Things get a bit more interesting on a year-over-year basis. The core CPI gain was 1.7% annually, while the headline CPI was flat. All energy was listed as being down about 16%, but the gasoline prices at the pump were down 25%. Still, the jump from April to May was hard not to notice as the gasoline index increased sharply in May by 10.4%.
Additional data in the Bureau of Labor (BLS) report showed that the food index was unchanged in May, while four of the six major grocery store food group indexes fell in May: dairy fell 0.7%; the index for meats, poultry, fish and eggs fell by 0.5% (with the index for beef and veal falling 0.1%, its first decline since January 2014).
The BLS further showed the following:
- The index for all items less food and energy rose 1.7% over the past 12 months, versus a 1.8% gain for the 12 months ending April.
- The shelter index rose 2.9% over the past year.

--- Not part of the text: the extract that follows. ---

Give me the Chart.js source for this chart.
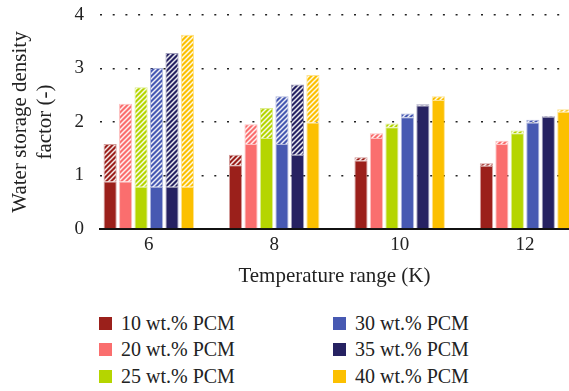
<!DOCTYPE html>
<html>
<head>
<meta charset="utf-8">
<script src="https://cdn.jsdelivr.net/npm/chart.js@4/dist/chart.umd.min.js"></script>
<style>
  html, body { margin: 0; padding: 0; background: #fff; overflow: hidden; }
  #wrap { position: relative; width: 569px; height: 391px; }
  #chartBox { position: absolute; left: 0; top: 0; width: 569px; height: 300px; }
  .item { position: absolute; display: flex; align-items: center; height: 26px;
          font-family: "Liberation Serif", serif; font-size: 20px; color: #222; white-space: nowrap; }
  .item span.box { display: inline-block; width: 13px; height: 13px; margin-right: 9px; }
</style>
</head>
<body>
<div id="wrap">
  <div id="chartBox"><canvas id="storageChart" width="569" height="300"></canvas></div>
  <div id="legend"></div>
</div>
<script>
// === DATA ===
const tempRange = [6, 8, 10, 12];
const seriesNames = ["10 wt.% PCM", "20 wt.% PCM", "25 wt.% PCM", "30 wt.% PCM", "35 wt.% PCM", "40 wt.% PCM"];
const seriesColors = ["#9b201b", "#fa6e6e", "#b5d500", "#4759b2", "#262262", "#fcc000"];

// solid (lower) part of each bar
const solid10 = [0.89, 1.19, 1.28, 1.18];
const solid20 = [0.89, 1.59, 1.70, 1.59];
const solid25 = [0.79, 1.70, 1.90, 1.79];
const solid30 = [0.79, 1.59, 2.09, 1.99];
const solid35 = [0.79, 1.39, 2.31, 2.10];
const solid40 = [0.79, 1.99, 2.41, 2.19];

// total bar height (top of hatched part)
const total10 = [1.59, 1.39, 1.34, 1.23];
const total20 = [2.34, 1.96, 1.79, 1.65];
const total25 = [2.65, 2.26, 1.97, 1.84];
const total30 = [3.01, 2.48, 2.16, 2.04];
const total35 = [3.29, 2.70, 2.33, 2.11];
const total40 = [3.63, 2.88, 2.48, 2.24];

const yTicks = [0, 1, 2, 3, 4];

const solids = [solid10, solid20, solid25, solid30, solid35, solid40];
const totals = [total10, total20, total25, total30, total35, total40];

// diagonal white hatch on the series colour
function hatch(color) {
  const c = document.createElement("canvas");
  c.width = c.height = 5;
  const g = c.getContext("2d");
  g.fillStyle = color;
  g.fillRect(0, 0, 5, 5);
  g.strokeStyle = "rgba(255,255,255,0.9)";
  g.lineWidth = 1.5;
  g.beginPath();
  g.moveTo(0, 5); g.lineTo(5, 0);
  g.moveTo(-1, 1); g.lineTo(1, -1);
  g.moveTo(4, 6); g.lineTo(6, 4);
  g.stroke();
  return g.createPattern(c, "repeat");
}

const datasets = [];
seriesNames.forEach((name, i) => {
  datasets.push({
    label: name,
    data: solids[i],
    backgroundColor: seriesColors[i],
    borderColor: seriesColors[i] + "70",
    borderWidth: 1,
    stack: "s" + i
  });
});
seriesNames.forEach((name, i) => {
  datasets.push({
    label: name + " (extra)",
    data: totals[i].map((t, k) => +(t - solids[i][k]).toFixed(2)),
    backgroundColor: hatch(seriesColors[i]),
    borderColor: seriesColors[i] + "70",
    borderWidth: 1,
    stack: "s" + i
  });
});

const serif = "'Liberation Serif', 'Times New Roman', serif";

new Chart(document.getElementById("storageChart"), {
  type: "bar",
  data: { labels: tempRange, datasets: datasets },
  options: {
    responsive: false,
    animation: false,
    categoryPercentage: 0.74,
    barPercentage: 0.85,
    layout: { padding: { left: 0, right: 0, top: 15, bottom: 0 } },
    plugins: { legend: { display: false }, tooltip: { enabled: false } },
    scales: {
      x: {
        type: "linear",
        min: 5.22,
        max: 12.7,
        offset: false,
        afterBuildTicks: s => { s.ticks = tempRange.map(v => ({ value: v })); },
        grid: { display: false, drawTicks: false },
        border: { display: true, color: "#111", width: 2 },
        ticks: { color: "#222", padding: 5, font: { family: serif, size: 19 } },
        title: {
          display: true, text: "Temperature range (K)", color: "#222",
          font: { family: serif, size: 21 }, padding: { top: 2, bottom: 11 }
        }
      },
      y: {
        stacked: true,
        min: 0,
        max: 4,
        afterBuildTicks: s => { s.ticks = yTicks.map(v => ({ value: v })); },
        // the tick padding would otherwise also push the plot down from the top
        afterFit: s => { s.paddingTop = 0; s.paddingBottom = 0; },
        grid: { color: "#222", lineWidth: 1.5, drawTicks: false },
        border: { display: false, dash: [2, 10.7] },
        ticks: { color: "#222", padding: 16, font: { family: serif, size: 19 } },
        title: {
          display: true, text: ["Water storage density", "factor (-)"], color: "#222",
          font: { family: serif, size: 21 }, padding: { top: 8, bottom: 0 }
        }
      }
    }
  }
});

// === LEGEND (two columns) ===
const legend = document.getElementById("legend");
seriesNames.forEach((name, i) => {
  const col = Math.floor(i / 3), row = i % 3;
  const el = document.createElement("div");
  el.className = "item";
  el.style.left = (99 + col * 234) + "px";
  el.style.top = (310 + row * 26.6) + "px";
  el.innerHTML = '<span class="box" style="background:' + seriesColors[i] + '"></span>' + name;
  legend.appendChild(el);
});
</script>
</body>
</html>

- The medical care index rose 2.8%.
- The new vehicles index rose 0.8%.
- Indexes for airline fares, apparel and used cars and trucks have all declined over the past 12 months.
It is good to see a modest gain in inflation, but the end game here is that CPI is still well under that 2.0% to 2.5% target range that the Federal Reserve has in place. If the Fed wants to engineer inflation just like it engineered stability with the bond-buying program, maybe it should use some of its bond money to buy oil.